The case of mistaken identity was perpetuated over the years by government officials, U.S. senators, Wikipedia and even by the U.S. Patent and Trademark Office. In 1998, David Maxey, a Philadel­phia lawyer and sometime historian, documented the error, establishing that the Hopkins who received the first patent was not a resident of Pittsford but rather of Philadelphia.
Maxey also showed that the first patent holder never resided in Pittsford, N.Y. — a town that claimed him as a resident later in his life. A Samuel Hopkins is buried in that Pittsford’s cemetery, and the town erected a historical marker there. After Maxey published his findings, however, New York’s Pittsford took down its marker, acknowledging the historical error.
The marker and the myth in Vermont, however, remained.
For many years, Dumville urged Pittsford to let the plaque be removed. The town resisted. But now, 15 years after the evidence about the real first patentee came to light, the town is resigned to losing its fictitious claim to fame. Even the Pittsford Historical Society didn’t argue. “I think it should come down,” said 84-year-old Peg Armitage, the unofficial town historian whose family settled Pittsford in 1774 and who edits the society’s newsletter.
The state has asked that the marker be moved to the historical society, where it can be displayed inside the building as testament to how history can be misinterpreted, Dumville said. (Another historical marker, commemorating some other aspect of Pittsford’s history, may go up in the village green in its stead.) Armitage would like the historical society to create an educational exhibit around the decommissioned plaque.
Maxey, whose work convinced the state and eventually the town that they were honoring the wrong Hopkins, said he had mixed feelings upon hearing that the marker would be removed. He was pleased that the historical record would be corrected. “But I feel somewhat sad that the historical marker will be removed,” he said. “Its presence all these years was a tribute to local pride and to stubborn Vermont resistance.”

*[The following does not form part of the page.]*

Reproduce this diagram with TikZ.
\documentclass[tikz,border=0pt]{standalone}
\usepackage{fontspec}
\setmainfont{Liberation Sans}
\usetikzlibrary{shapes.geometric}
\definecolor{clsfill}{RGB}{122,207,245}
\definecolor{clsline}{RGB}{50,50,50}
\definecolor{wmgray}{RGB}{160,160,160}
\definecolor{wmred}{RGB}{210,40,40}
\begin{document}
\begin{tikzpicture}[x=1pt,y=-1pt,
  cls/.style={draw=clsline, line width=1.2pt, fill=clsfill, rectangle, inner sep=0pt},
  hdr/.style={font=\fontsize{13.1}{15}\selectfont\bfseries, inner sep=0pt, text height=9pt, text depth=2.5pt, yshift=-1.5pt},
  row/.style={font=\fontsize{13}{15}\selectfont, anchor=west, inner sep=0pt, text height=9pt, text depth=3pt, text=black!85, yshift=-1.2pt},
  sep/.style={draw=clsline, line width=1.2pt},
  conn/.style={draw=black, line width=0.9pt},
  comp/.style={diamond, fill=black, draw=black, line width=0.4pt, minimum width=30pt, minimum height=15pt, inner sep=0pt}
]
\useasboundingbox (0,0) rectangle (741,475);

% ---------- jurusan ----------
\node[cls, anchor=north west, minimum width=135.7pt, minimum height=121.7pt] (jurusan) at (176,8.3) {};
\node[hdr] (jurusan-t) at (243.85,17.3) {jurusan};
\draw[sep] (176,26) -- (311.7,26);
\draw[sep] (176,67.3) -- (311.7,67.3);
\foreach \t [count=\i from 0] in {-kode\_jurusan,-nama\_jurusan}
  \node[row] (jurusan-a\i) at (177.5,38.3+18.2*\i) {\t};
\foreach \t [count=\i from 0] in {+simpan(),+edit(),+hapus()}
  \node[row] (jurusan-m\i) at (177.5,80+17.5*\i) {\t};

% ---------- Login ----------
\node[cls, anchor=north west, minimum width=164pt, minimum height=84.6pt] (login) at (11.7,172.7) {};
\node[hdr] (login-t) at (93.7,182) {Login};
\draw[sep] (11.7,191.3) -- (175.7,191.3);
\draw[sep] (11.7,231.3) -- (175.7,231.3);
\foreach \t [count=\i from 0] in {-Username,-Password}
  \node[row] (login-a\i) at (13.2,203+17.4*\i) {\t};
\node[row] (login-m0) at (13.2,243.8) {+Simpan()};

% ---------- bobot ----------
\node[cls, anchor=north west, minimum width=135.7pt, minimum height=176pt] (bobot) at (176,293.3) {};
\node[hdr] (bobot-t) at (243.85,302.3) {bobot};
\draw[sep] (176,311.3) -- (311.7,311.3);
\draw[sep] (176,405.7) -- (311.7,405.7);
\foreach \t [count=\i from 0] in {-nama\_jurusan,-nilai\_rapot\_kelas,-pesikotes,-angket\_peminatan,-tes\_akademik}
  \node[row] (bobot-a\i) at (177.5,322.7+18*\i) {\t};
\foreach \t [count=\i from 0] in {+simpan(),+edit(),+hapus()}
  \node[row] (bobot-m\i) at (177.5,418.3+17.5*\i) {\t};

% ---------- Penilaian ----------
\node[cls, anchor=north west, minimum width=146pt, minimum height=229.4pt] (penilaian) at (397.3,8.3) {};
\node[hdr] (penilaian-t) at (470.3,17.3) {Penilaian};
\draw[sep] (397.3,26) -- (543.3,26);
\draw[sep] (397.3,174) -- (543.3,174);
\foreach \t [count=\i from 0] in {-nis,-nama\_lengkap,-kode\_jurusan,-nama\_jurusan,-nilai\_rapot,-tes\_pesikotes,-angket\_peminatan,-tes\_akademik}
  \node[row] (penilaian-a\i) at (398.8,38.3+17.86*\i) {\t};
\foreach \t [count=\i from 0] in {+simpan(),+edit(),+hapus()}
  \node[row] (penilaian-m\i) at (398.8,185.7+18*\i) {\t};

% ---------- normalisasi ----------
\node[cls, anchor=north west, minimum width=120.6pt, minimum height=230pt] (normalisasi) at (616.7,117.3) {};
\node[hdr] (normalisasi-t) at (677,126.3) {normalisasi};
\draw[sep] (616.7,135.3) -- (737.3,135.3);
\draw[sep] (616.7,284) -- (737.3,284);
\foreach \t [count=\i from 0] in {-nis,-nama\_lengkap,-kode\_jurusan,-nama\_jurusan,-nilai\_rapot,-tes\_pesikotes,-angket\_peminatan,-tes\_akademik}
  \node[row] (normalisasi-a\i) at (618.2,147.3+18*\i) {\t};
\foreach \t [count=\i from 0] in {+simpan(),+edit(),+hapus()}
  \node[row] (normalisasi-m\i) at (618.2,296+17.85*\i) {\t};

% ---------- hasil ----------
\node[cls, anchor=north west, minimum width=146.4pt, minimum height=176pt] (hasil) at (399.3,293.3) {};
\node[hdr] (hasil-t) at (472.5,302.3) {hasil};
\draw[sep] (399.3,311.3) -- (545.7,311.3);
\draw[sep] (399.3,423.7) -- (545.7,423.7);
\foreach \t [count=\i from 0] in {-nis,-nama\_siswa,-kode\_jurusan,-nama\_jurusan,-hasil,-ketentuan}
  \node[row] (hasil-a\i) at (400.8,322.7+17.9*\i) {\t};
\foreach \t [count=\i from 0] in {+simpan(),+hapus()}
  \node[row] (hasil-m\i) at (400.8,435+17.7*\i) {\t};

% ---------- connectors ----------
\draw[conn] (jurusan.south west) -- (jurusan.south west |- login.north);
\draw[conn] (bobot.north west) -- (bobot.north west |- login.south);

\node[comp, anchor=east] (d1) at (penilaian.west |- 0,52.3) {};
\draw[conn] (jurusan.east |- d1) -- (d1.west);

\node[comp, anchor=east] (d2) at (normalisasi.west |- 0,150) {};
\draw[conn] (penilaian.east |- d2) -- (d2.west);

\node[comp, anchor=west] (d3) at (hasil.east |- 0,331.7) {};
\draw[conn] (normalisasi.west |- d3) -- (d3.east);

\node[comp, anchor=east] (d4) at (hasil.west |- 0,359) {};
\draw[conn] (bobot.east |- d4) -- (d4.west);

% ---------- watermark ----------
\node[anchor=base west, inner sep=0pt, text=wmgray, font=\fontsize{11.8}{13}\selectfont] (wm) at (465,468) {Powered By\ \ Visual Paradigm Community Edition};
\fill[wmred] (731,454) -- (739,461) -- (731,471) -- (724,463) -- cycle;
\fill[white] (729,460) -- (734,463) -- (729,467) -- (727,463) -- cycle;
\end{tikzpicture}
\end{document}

Maxey was happy that the local historical society would be able to keep the marker. “That’s appropriate,” he said. “The decommissioned marker now qualifies as an historical item in its own right.”
The saga of the first patent isn’t quite over, however. It turns out the Patent Office, which has long held to its own fictitious version of events, still hasn’t corrected the record, and a spokesman for the office said he could not comment.
U.S. Senator Patrick Leahy (D-Vt.) has also perpetuated the myth, noting as recently as 2011 — on the day the Senate voted on major patent reform legislation that bears his name — that the first U.S. patent issued went to a Vermonter. A spokesman said the senator has not yet had a chance to review the state’s decision to end its claim to the first patentee. But he noted that the state has another strong connection to patents: “According to the PTO, Vermont issues more patents per capita than any other state,” he said.